I hear this from business owners more than almost any other sentence. It sounds like a contradiction. It is not. It is one of the most common — and most fixable — financial situations in Indian MSMEs. Once you understand why it happens, the solution becomes clear.

Why profit and cash are different things

Your Profit and Loss account shows the difference between what you earned and what you spent — on an accrual basis. This means it counts revenue when you invoice your customer, not when they pay you. And it counts expenses when you incur them, not necessarily when you pay them.

So if you invoiced ₹80L in revenue this year, your P&L shows ₹80L in sales — even if ₹30L of that is still sitting in your debtors, unpaid. You have earned it. You have not collected it. The P&L does not distinguish between the two.

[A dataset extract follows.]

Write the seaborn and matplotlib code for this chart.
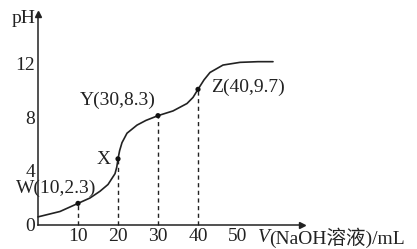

Profit is an opinion. Cash is a fact. Your accountant calculates profit. Your bank balance tells you the truth. Understanding the difference between the two is the beginning of financial literacy for every business owner.

The three most common reasons profitable businesses run out of cash

Reason 1 — Customers take too long to pay. You deliver the goods in April. You invoice in April. Your customer pays in July. For those three months, you have “earned” the revenue in your P&L but you have not received the cash. If your debtors are consistently 75–90 days, you are effectively financing your customers’ operations with your own cash.

Reason 2 — You pay suppliers faster than customers pay you. The working capital cycle measures the gap between when you pay your suppliers and when your customers pay you. If you pay suppliers in 30 days and collect from customers in 90 days, you have a 60-day cash gap that must be funded — either from your own reserves or from a bank credit line.

Reason 3 — Profit is being invested in growth. You bought new machinery. You expanded to a new city. You hired people ahead of the revenue they will generate. These are capital expenditures or working capital investments — they do not appear as expenses in your P&L (or appear gradually as depreciation), but they directly reduce your cash. This is not a problem — it is growth. But it must be funded consciously, not accidentally.

The Cash Conversion Cycle — the number that explains everything

The Cash Conversion Cycle (CCC) measures how many days it takes to convert your investments in inventory and other resources into cash from sales.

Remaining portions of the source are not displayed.